## WHAT IS REQUIRED
Set down precisely the lines from the line with "Rebuild this diagram" through the end of the material, inclusive, and no pictures.

* Start EXERCISE INPUT *

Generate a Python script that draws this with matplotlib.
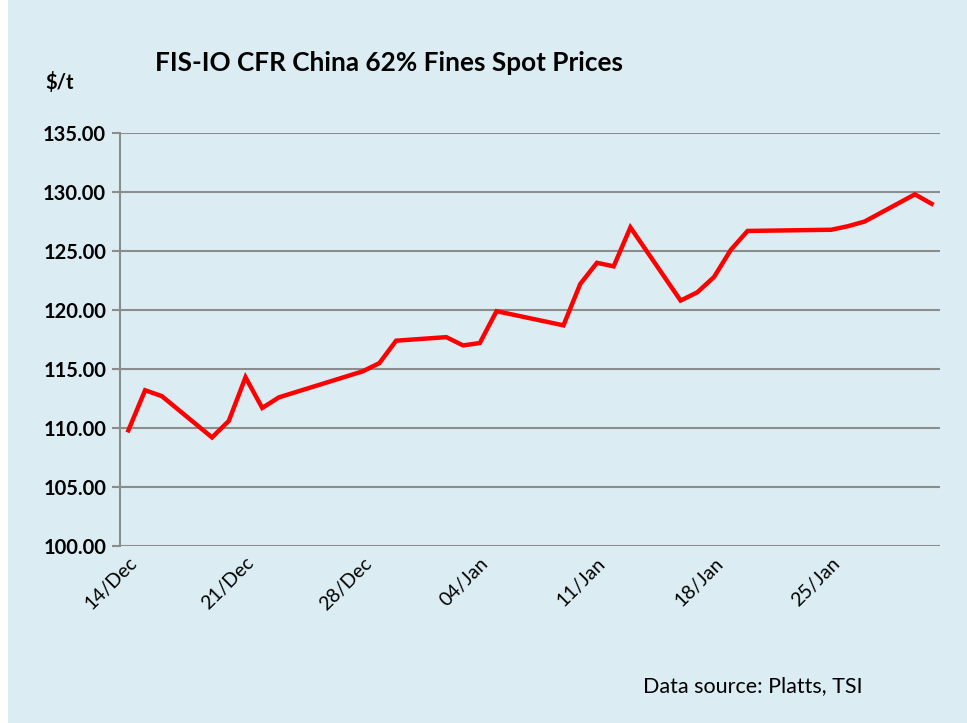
import matplotlib
matplotlib.use("Agg")
from matplotlib import pyplot as plt
import matplotlib.dates as mdates
import matplotlib.patches as mpatches
import numpy as np
import datetime as dt

# Spot price series (business days)
dates = ["2016-12-14", "2016-12-15", "2016-12-16", "2016-12-19", "2016-12-20",
         "2016-12-21", "2016-12-22", "2016-12-23", "2016-12-28", "2016-12-29",
         "2016-12-30", "2017-01-02", "2017-01-03", "2017-01-04", "2017-01-05",
         "2017-01-09", "2017-01-10", "2017-01-11", "2017-01-12", "2017-01-13",
         "2017-01-16", "2017-01-17", "2017-01-18", "2017-01-19", "2017-01-20",
         "2017-01-25", "2017-01-26", "2017-01-27", "2017-01-30", "2017-01-31"]
prices = [109.8, 113.2, 112.7, 109.2, 110.6,
          114.3, 111.7, 112.6, 114.8, 115.5,
          117.4, 117.7, 117.0, 117.2, 119.9,
          118.7, 122.2, 124.0, 123.7, 127.0,
          120.8, 121.5, 122.8, 125.1, 126.7,
          126.8, 127.1, 127.5, 129.8, 129.0]
tick_dates = ["2016-12-14", "2016-12-21", "2016-12-28", "2017-01-04",
              "2017-01-11", "2017-01-18", "2017-01-25"]

bg = "#dbedf3"
plt.rcParams["font.family"] = ["Lato", "DejaVu Sans"]

fig = plt.figure(figsize=(9.67, 7.23), dpi=100, facecolor="white")
fig.patches.append(mpatches.Rectangle((8 / 967, 0), 1, 1, transform=fig.transFigure,
                                      facecolor=bg, edgecolor="none", zorder=-10))
ax = fig.add_axes([120 / 967, 1 - 546 / 723, 820 / 967, 413 / 723])
ax.set_facecolor(bg)

x = [dt.datetime.strptime(d, "%Y-%m-%d") for d in dates]
ax.plot(x, prices, color="#ff0000", lw=3.2, solid_joinstyle="miter", zorder=3)

half = dt.timedelta(hours=12)
ax.set_xlim(x[0] - half, x[-1] + half)
ax.set_ylim(100, 135)
ax.set_yticks(np.arange(100, 136, 5))
ax.yaxis.set_major_formatter(matplotlib.ticker.FormatStrFormatter("%.2f"))
ax.grid(axis="y", color="#8c8c8c", lw=1.5)
ax.set_axisbelow(True)

ticks = [dt.datetime.strptime(d, "%Y-%m-%d") for d in tick_dates]
ax.set_xticks(ticks)
ax.xaxis.set_major_formatter(mdates.DateFormatter("%d/%b"))

for s in ["top", "right", "bottom"]:
    ax.spines[s].set_visible(False)
ax.spines["left"].set_color("#8c8c8c")
ax.spines["left"].set_linewidth(1.5)

ax.tick_params(axis="y", length=6, width=1.5, color="#8c8c8c", pad=4,
               labelsize=14.5, labelcolor="black")
for lab in ax.get_yticklabels():
    lab.set_fontweight("bold")
ax.tick_params(axis="x", length=0, pad=6, labelsize=14)
plt.setp(ax.get_xticklabels(), rotation=45, ha="right", rotation_mode="anchor")

fig.text(155 / 967, 1 - 63 / 723, "FIS-IO CFR China 62% Fines Spot Prices",
         fontsize=18.8, fontweight="bold", va="center", ha="left")
fig.text(45 / 967, 1 - 83 / 723, "$/t", fontsize=14.5, fontweight="bold",
         va="center", ha="left")
fig.text(643 / 967, 1 - 686 / 723, "Data source: Platts, TSI", fontsize=15.5,
         va="center", ha="left")

fig.savefig("out.png", dpi=100, facecolor=fig.get_facecolor())
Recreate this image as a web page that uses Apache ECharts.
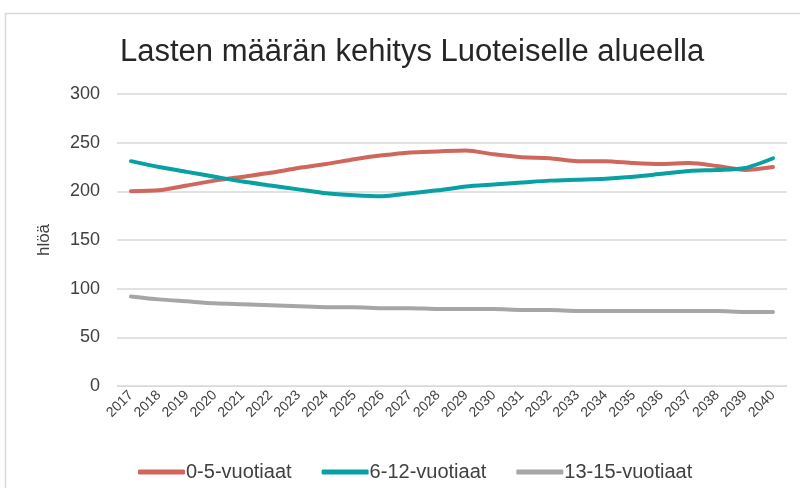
<!DOCTYPE html>
<html>
  <head>
    <meta charset="UTF-8">
    <title>Lasten määrän kehitys</title>
    <script src="https://cdn.jsdelivr.net/npm/echarts@6/dist/echarts.min.js"></script>
  </head>
  <body style="margin:0">
    <div id="myChart" style="width:800px;height:488px;"></div>
    <script type="text/javascript">
      // vuodet
      var years = ['2017','2018','2019','2020','2021','2022','2023','2024','2025','2026','2027','2028',
                   '2029','2030','2031','2032','2033','2034','2035','2036','2037','2038','2039','2040'];
      var age0_5   = [200, 201, 206, 211, 215, 219, 224, 228, 233, 237, 240, 241,
                      242, 238, 235, 234, 231, 231, 229, 228, 229, 226, 222, 225];
      var age6_12  = [231, 225, 220, 215, 210, 206, 202, 198, 196, 195, 198, 201,
                      205, 207, 209, 211, 212, 213, 215, 218, 221, 222, 224, 234];
      var age13_15 = [92, 89, 87, 85, 84, 83, 82, 81, 81, 80, 80, 79,
                      79, 79, 78, 78, 77, 77, 77, 77, 77, 77, 76, 76];
      var yTicks = [0, 50, 100, 150, 200, 250, 300];

      var myChart = echarts.init(document.getElementById('myChart'));
      var font = 'Liberation Sans, Arial, sans-serif';

      function line(name, data, color) {
        return {
          name: name,
          type: 'line',
          data: data,
          smooth: 0.25,
          symbol: 'none',
          lineStyle: { width: 4, color: color, cap: 'round' },
          itemStyle: { color: color }
        };
      }

      var option = {
        animation: false,
        backgroundColor: '#fff',
        title: {
          text: 'Lasten määrän kehitys Luoteiselle alueella',
          left: 115,
          top: 32,
          textStyle: { fontFamily: font, fontSize: 31, fontWeight: 'normal', color: '#262626' }
        },
        graphic: [{
          type: 'rect',
          shape: { x: 5.5, y: 13.5, width: 820, height: 500 },
          style: { fill: 'none', stroke: '#d9d9d9', lineWidth: 1.5 },
          silent: true
        }],
        grid: { left: 117, right: 13, top: 94, bottom: 102 },
        legend: {
          top: 457,
          left: 133,
          itemWidth: 47,
          itemHeight: 5,
          itemGap: 30,
          icon: 'roundRect',
          textStyle: { fontFamily: font, fontSize: 20, color: '#404040', padding: [0, 0, 0, -4] },
          data: ['0-5-vuotiaat', '6-12-vuotiaat', '13-15-vuotiaat']
        },
        xAxis: {
          type: 'category',
          data: years,
          boundaryGap: true,
          axisLine: { lineStyle: { color: '#d9d9d9' } },
          axisTick: { show: false },
          axisLabel: { rotate: 45, interval: 0, fontFamily: font, fontSize: 14, color: '#404040', margin: 7 }
        },
        yAxis: {
          type: 'value',
          min: yTicks[0],
          max: yTicks[yTicks.length - 1],
          interval: 50,
          name: 'hlöä',
          nameLocation: 'middle',
          nameGap: 64,
          nameRotate: 90,
          nameTextStyle: { fontFamily: font, fontSize: 17, color: '#404040' },
          axisLine: { show: false },
          axisTick: { show: false },
          axisLabel: { fontFamily: font, fontSize: 18, color: '#404040', margin: 17 },
          splitLine: { lineStyle: { color: '#d9d9d9', width: 1.5 } }
        },
        series: [
          line('0-5-vuotiaat', age0_5, '#d0675d'),
          line('6-12-vuotiaat', age6_12, '#07a0a3'),
          line('13-15-vuotiaat', age13_15, '#a6a6a6')
        ]
      };
      myChart.setOption(option);
    </script>
  </body>
</html>
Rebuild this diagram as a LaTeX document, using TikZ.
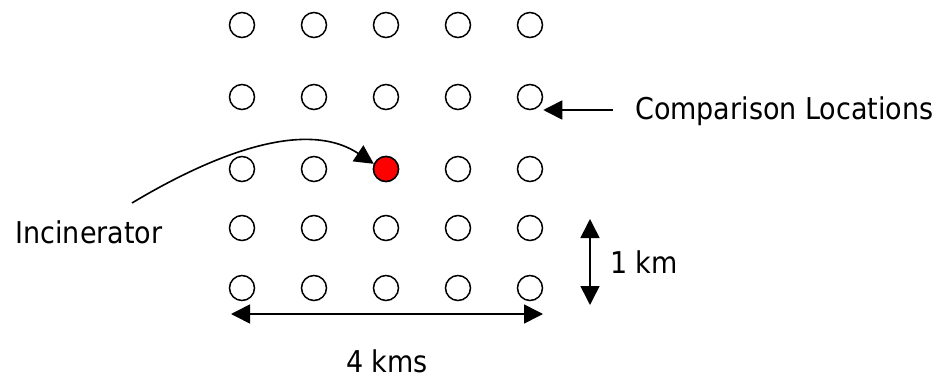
\documentclass[tikz,border=0pt]{standalone}
\usepackage{fontspec}
\setmainfont{DejaVu Sans Condensed}
\usetikzlibrary{arrows.meta}
\begin{document}
\begin{tikzpicture}[x=1pt,y=-1pt,
  loc/.style={circle, draw, line width=1.5pt, minimum size=25pt, inner sep=0pt},
  incloc/.style={loc, fill=red},
  lbl/.style={font=\fontsize{30}{36}\selectfont, inner sep=0pt},
  arr/.style={line width=1.6pt, -{Triangle[length=19pt,width=19pt]}},
  dblarr/.style={line width=1.6pt, {Triangle[length=19pt,width=19pt]}-{Triangle[length=19pt,width=19pt]}}]
\useasboundingbox (0,0) rectangle (948,380);
\foreach \r/\y in {1/25,2/97,3/169,4/228,5/288}{
  \foreach \c/\x in {1/242,2/314,3/386,4/458,5/530}{
    \node[loc] (c\r\c) at (\x,\y) {};
  }
}
\node[incloc] at (c33) {};
\node[lbl, anchor=west] (cmp) at (635,111) {Comparison Locations};
\coordinate (cl) at (613,110);
\draw[arr] (cl) -- (cl -| c25.east);
\node[lbl] (inc) at (89,232) {Incinerator};
\coordinate (ic) at (132,203);
\draw[arr] (ic) .. controls (212,155) and (305,118) .. (c33.157);
\coordinate (vt) at (590,219);
\coordinate (vb) at (590,305);
\draw[dblarr] (vt) -- (vb);
\node[lbl, anchor=west] (km) at (610,262) {1 km};
\coordinate (hl) at (231,314);
\coordinate (hr) at (543,314);
\draw[dblarr] (hl) -- (hr);
\node[lbl] (kms) at (387,361) {4 kms};
\end{tikzpicture}
\end{document}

* End EXERCISE INPUT *

## REPLY
Rebuild this diagram as a LaTeX document, using TikZ.
\documentclass[tikz,border=0pt]{standalone}
\usepackage{fontspec}
\setmainfont{DejaVu Sans Condensed}
\usetikzlibrary{arrows.meta}
\begin{document}
\begin{tikzpicture}[x=1pt,y=-1pt,
  loc/.style={circle, draw, line width=1.5pt, minimum size=25pt, inner sep=0pt},
  incloc/.style={loc, fill=red},
  lbl/.style={font=\fontsize{30}{36}\selectfont, inner sep=0pt},
  arr/.style={line width=1.6pt, -{Triangle[length=19pt,width=19pt]}},
  dblarr/.style={line width=1.6pt, {Triangle[length=19pt,width=19pt]}-{Triangle[length=19pt,width=19pt]}}]
\useasboundingbox (0,0) rectangle (948,380);
\foreach \r/\y in {1/25,2/97,3/169,4/228,5/288}{
  \foreach \c/\x in {1/242,2/314,3/386,4/458,5/530}{
    \node[loc] (c\r\c) at (\x,\y) {};
  }
}
\node[incloc] at (c33) {};
\node[lbl, anchor=west] (cmp) at (635,111) {Comparison Locations};
\coordinate (cl) at (613,110);
\draw[arr] (cl) -- (cl -| c25.east);
\node[lbl] (inc) at (89,232) {Incinerator};
\coordinate (ic) at (132,203);
\draw[arr] (ic) .. controls (212,155) and (305,118) .. (c33.157);
\coordinate (vt) at (590,219);
\coordinate (vb) at (590,305);
\draw[dblarr] (vt) -- (vb);
\node[lbl, anchor=west] (km) at (610,262) {1 km};
\coordinate (hl) at (231,314);
\coordinate (hr) at (543,314);
\draw[dblarr] (hl) -- (hr);
\node[lbl] (kms) at (387,361) {4 kms};
\end{tikzpicture}
\end{document}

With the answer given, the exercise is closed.